▶ **Your objective**
Return every line of the records below verbatim, with no pictures in the copy.

Rows from a dataset
[BEGIN]

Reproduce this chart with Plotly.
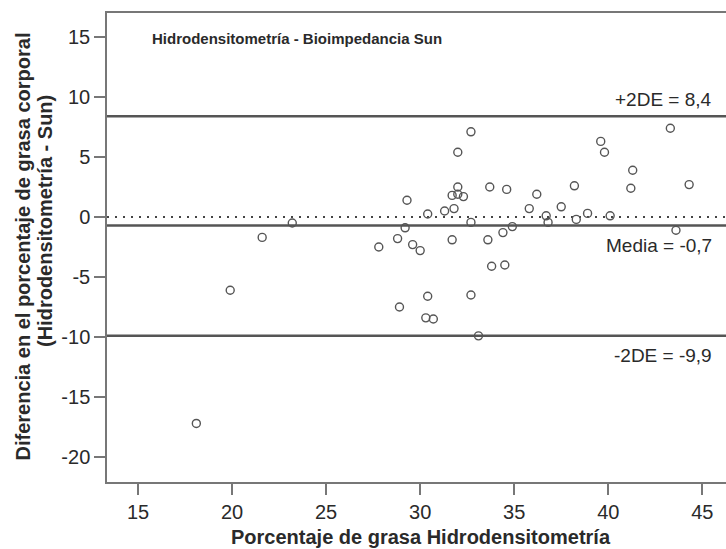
import plotly.graph_objects as go

# Data
hidro = [18.1, 19.9, 21.6, 23.2, 27.8, 28.8, 28.9, 29.2, 29.3, 29.6,
         30.0, 30.3, 30.4, 30.4, 30.7, 31.3, 31.7, 31.7, 31.8, 32.0,
         32.0, 32.0, 32.3, 32.7, 32.7, 32.7, 33.1, 33.6, 33.7, 33.8,
         34.4, 34.5, 34.6, 34.9, 35.8, 36.2, 36.7, 36.8, 37.5, 38.2,
         38.3, 38.9, 39.6, 39.8, 40.1, 41.2, 41.3, 43.3, 43.6, 44.3]
diff = [-17.2, -6.1, -1.7, -0.5, -2.5, -1.8, -7.5, -0.9, 1.4, -2.3,
        -2.8, -8.4, -6.6, 0.25, -8.5, 0.5, 1.8, -1.9, 0.7, 5.4,
        2.5, 1.9, 1.7, 7.1, -0.45, -6.5, -9.9, -1.9, 2.5, -4.1,
        -1.3, -4.0, 2.3, -0.8, 0.7, 1.9, 0.1, -0.45, 0.85, 2.6,
        -0.2, 0.3, 6.3, 5.4, 0.1, 2.4, 3.9, 7.4, -1.1, 2.7]

ref_values = [8.4, -0.7, -9.9]
ref_labels = ["+2DE = 8,4", "Media = -0,7", "-2DE = -9,9"]
zero_value = [0]
x_ticks = [15, 20, 25, 30, 35, 40, 45]
x_ticktext = ["15", "20", "25", "30", "35", "40", "45"]
y_ticks = [-20, -15, -10, -5, 0, 5, 10, 15]
y_ticktext = ["-20", "-15", "-10", "-5", "0", "5", "10", "15"]

title_text = "Hidrodensitometría - Bioimpedancia Sun"
x_title = "Porcentaje de grasa Hidrodensitometría"
y_title1 = "Diferencia en el porcentaje de grasa corporal"
y_title2 = "(Hidrodensitometría - Sun)"

W, H = 726, 549
L, R, T, B = 107, 0, 13, 67
pw, ph = W - L - R, H - T - B

def px_to_paper_x(px):
    return (px - L) / pw

def px_to_paper_y(py):
    return (H - B - py) / ph

FONT = "Liberation Sans, Arial, sans-serif"
TXT = "#2a2a2a"

fig = go.Figure()

fig.add_trace(go.Scatter(
    x=hidro, y=diff, mode="markers",
    marker=dict(symbol="circle-open", size=8, color="#555555",
                line=dict(width=1.4, color="#555555")),
    showlegend=False, hoverinfo="x+y"))

shapes = []
for v in ref_values:
    shapes.append(dict(type="line", xref="paper", yref="y", x0=0, x1=1,
                       y0=v, y1=v, line=dict(color="#555555", width=2.5),
                       layer="below"))
for v in zero_value:
    shapes.append(dict(type="line", xref="paper", yref="y", x0=0, x1=1,
                       y0=v, y1=v, line=dict(color="#444444", width=2,
                                             dash="2px,6px"),
                       layer="below"))

label_y_px = [99.5, 245.5, 355]
annotations = []
for lab, py in zip(ref_labels, label_y_px):
    annotations.append(dict(text=lab, xref="paper", yref="paper",
                            x=px_to_paper_x(714), y=px_to_paper_y(py),
                            xanchor="right", yanchor="middle", showarrow=False,
                            font=dict(family=FONT, size=19, color=TXT)))

annotations.append(dict(text="<b>" + title_text + "</b>", xref="paper", yref="paper",
                        x=px_to_paper_x(297), y=px_to_paper_y(39),
                        xanchor="center", yanchor="middle", showarrow=False,
                        font=dict(family=FONT, size=15, color=TXT)))
annotations.append(dict(text="<b>" + x_title + "</b>", xref="paper", yref="paper",
                        x=px_to_paper_x(421), y=px_to_paper_y(537),
                        xanchor="center", yanchor="middle", showarrow=False,
                        font=dict(family=FONT, size=20, color=TXT)))
annotations.append(dict(text="<b>" + y_title1 + "</b>", xref="paper", yref="paper",
                        x=px_to_paper_x(23), y=px_to_paper_y(246.5), textangle=-90,
                        xanchor="center", yanchor="middle", showarrow=False,
                        font=dict(family=FONT, size=20, color=TXT)))
annotations.append(dict(text="<b>" + y_title2 + "</b>", xref="paper", yref="paper",
                        x=px_to_paper_x(45), y=px_to_paper_y(221), textangle=-90,
                        xanchor="center", yanchor="middle", showarrow=False,
                        font=dict(family=FONT, size=20, color=TXT)))

fig.update_layout(
    width=W, height=H,
    margin=dict(l=L, r=R, t=T, b=B, pad=0),
    paper_bgcolor="white", plot_bgcolor="white",
    shapes=shapes, annotations=annotations,
    font=dict(family=FONT, color=TXT),
    xaxis=dict(range=[13.35, 46.26], tickvals=x_ticks, ticktext=x_ticktext,
               ticks="outside",
               ticklen=11, tickwidth=1.5, tickcolor="#777777",
               showline=True, linecolor="#777777", linewidth=1.5, mirror=True,
               showgrid=False, zeroline=False,
               tickfont=dict(family=FONT, size=20, color=TXT)),
    yaxis=dict(range=[-22.08, 17.0], tickvals=y_ticks, ticktext=y_ticktext,
               ticks="outside",
               ticklen=11, tickwidth=1.5, tickcolor="#777777",
               showline=True, linecolor="#777777", linewidth=1.5,
               showgrid=False, zeroline=False,
               tickfont=dict(family=FONT, size=20, color=TXT)),
)

fig.write_html("out.html",
               config={"displayModeBar": False},
               post_script="document.body.style.margin='0';"
                           "document.body.style.overflow='hidden';")
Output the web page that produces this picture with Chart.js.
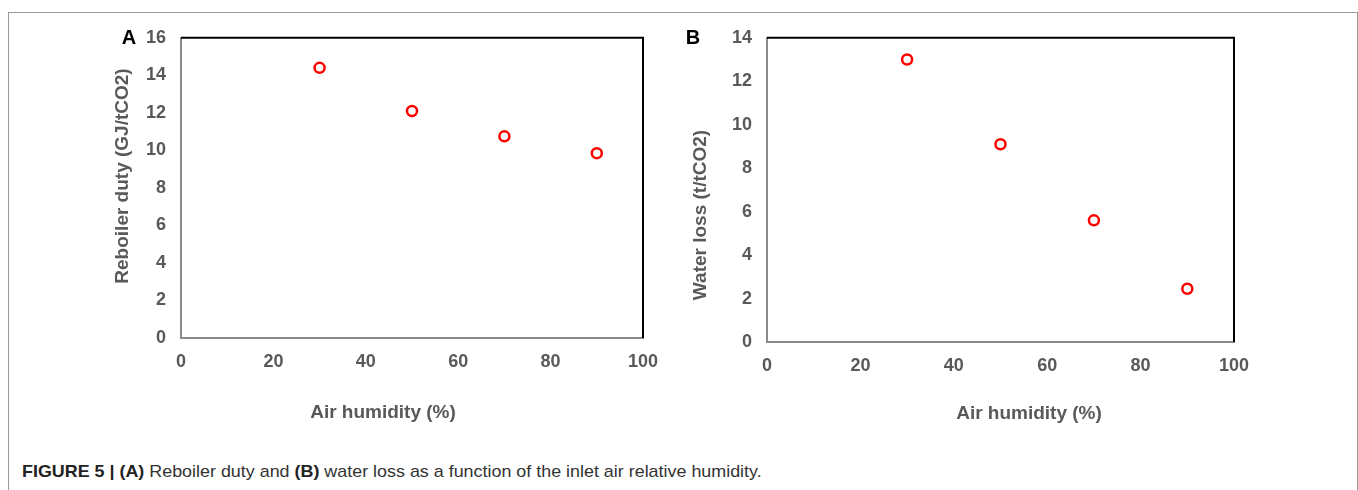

[END]

▶ **Written reply**
Reproduce this chart with Plotly.
import plotly.graph_objects as go

# Data
hidro = [18.1, 19.9, 21.6, 23.2, 27.8, 28.8, 28.9, 29.2, 29.3, 29.6,
         30.0, 30.3, 30.4, 30.4, 30.7, 31.3, 31.7, 31.7, 31.8, 32.0,
         32.0, 32.0, 32.3, 32.7, 32.7, 32.7, 33.1, 33.6, 33.7, 33.8,
         34.4, 34.5, 34.6, 34.9, 35.8, 36.2, 36.7, 36.8, 37.5, 38.2,
         38.3, 38.9, 39.6, 39.8, 40.1, 41.2, 41.3, 43.3, 43.6, 44.3]
diff = [-17.2, -6.1, -1.7, -0.5, -2.5, -1.8, -7.5, -0.9, 1.4, -2.3,
        -2.8, -8.4, -6.6, 0.25, -8.5, 0.5, 1.8, -1.9, 0.7, 5.4,
        2.5, 1.9, 1.7, 7.1, -0.45, -6.5, -9.9, -1.9, 2.5, -4.1,
        -1.3, -4.0, 2.3, -0.8, 0.7, 1.9, 0.1, -0.45, 0.85, 2.6,
        -0.2, 0.3, 6.3, 5.4, 0.1, 2.4, 3.9, 7.4, -1.1, 2.7]

ref_values = [8.4, -0.7, -9.9]
ref_labels = ["+2DE = 8,4", "Media = -0,7", "-2DE = -9,9"]
zero_value = [0]
x_ticks = [15, 20, 25, 30, 35, 40, 45]
x_ticktext = ["15", "20", "25", "30", "35", "40", "45"]
y_ticks = [-20, -15, -10, -5, 0, 5, 10, 15]
y_ticktext = ["-20", "-15", "-10", "-5", "0", "5", "10", "15"]

title_text = "Hidrodensitometría - Bioimpedancia Sun"
x_title = "Porcentaje de grasa Hidrodensitometría"
y_title1 = "Diferencia en el porcentaje de grasa corporal"
y_title2 = "(Hidrodensitometría - Sun)"

W, H = 726, 549
L, R, T, B = 107, 0, 13, 67
pw, ph = W - L - R, H - T - B

def px_to_paper_x(px):
    return (px - L) / pw

def px_to_paper_y(py):
    return (H - B - py) / ph

FONT = "Liberation Sans, Arial, sans-serif"
TXT = "#2a2a2a"

fig = go.Figure()

fig.add_trace(go.Scatter(
    x=hidro, y=diff, mode="markers",
    marker=dict(symbol="circle-open", size=8, color="#555555",
                line=dict(width=1.4, color="#555555")),
    showlegend=False, hoverinfo="x+y"))

shapes = []
for v in ref_values:
    shapes.append(dict(type="line", xref="paper", yref="y", x0=0, x1=1,
                       y0=v, y1=v, line=dict(color="#555555", width=2.5),
                       layer="below"))
for v in zero_value:
    shapes.append(dict(type="line", xref="paper", yref="y", x0=0, x1=1,
                       y0=v, y1=v, line=dict(color="#444444", width=2,
                                             dash="2px,6px"),
                       layer="below"))

label_y_px = [99.5, 245.5, 355]
annotations = []
for lab, py in zip(ref_labels, label_y_px):
    annotations.append(dict(text=lab, xref="paper", yref="paper",
                            x=px_to_paper_x(714), y=px_to_paper_y(py),
                            xanchor="right", yanchor="middle", showarrow=False,
                            font=dict(family=FONT, size=19, color=TXT)))

annotations.append(dict(text="<b>" + title_text + "</b>", xref="paper", yref="paper",
                        x=px_to_paper_x(297), y=px_to_paper_y(39),
                        xanchor="center", yanchor="middle", showarrow=False,
                        font=dict(family=FONT, size=15, color=TXT)))
annotations.append(dict(text="<b>" + x_title + "</b>", xref="paper", yref="paper",
                        x=px_to_paper_x(421), y=px_to_paper_y(537),
                        xanchor="center", yanchor="middle", showarrow=False,
                        font=dict(family=FONT, size=20, color=TXT)))
annotations.append(dict(text="<b>" + y_title1 + "</b>", xref="paper", yref="paper",
                        x=px_to_paper_x(23), y=px_to_paper_y(246.5), textangle=-90,
                        xanchor="center", yanchor="middle", showarrow=False,
                        font=dict(family=FONT, size=20, color=TXT)))
annotations.append(dict(text="<b>" + y_title2 + "</b>", xref="paper", yref="paper",
                        x=px_to_paper_x(45), y=px_to_paper_y(221), textangle=-90,
                        xanchor="center", yanchor="middle", showarrow=False,
                        font=dict(family=FONT, size=20, color=TXT)))

fig.update_layout(
    width=W, height=H,
    margin=dict(l=L, r=R, t=T, b=B, pad=0),
    paper_bgcolor="white", plot_bgcolor="white",
    shapes=shapes, annotations=annotations,
    font=dict(family=FONT, color=TXT),
    xaxis=dict(range=[13.35, 46.26], tickvals=x_ticks, ticktext=x_ticktext,
               ticks="outside",
               ticklen=11, tickwidth=1.5, tickcolor="#777777",
               showline=True, linecolor="#777777", linewidth=1.5, mirror=True,
               showgrid=False, zeroline=False,
               tickfont=dict(family=FONT, size=20, color=TXT)),
    yaxis=dict(range=[-22.08, 17.0], tickvals=y_ticks, ticktext=y_ticktext,
               ticks="outside",
               ticklen=11, tickwidth=1.5, tickcolor="#777777",
               showline=True, linecolor="#777777", linewidth=1.5,
               showgrid=False, zeroline=False,
               tickfont=dict(family=FONT, size=20, color=TXT)),
)

fig.write_html("out.html",
               config={"displayModeBar": False},
               post_script="document.body.style.margin='0';"
                           "document.body.style.overflow='hidden';")
Output the web page that produces this picture with Chart.js.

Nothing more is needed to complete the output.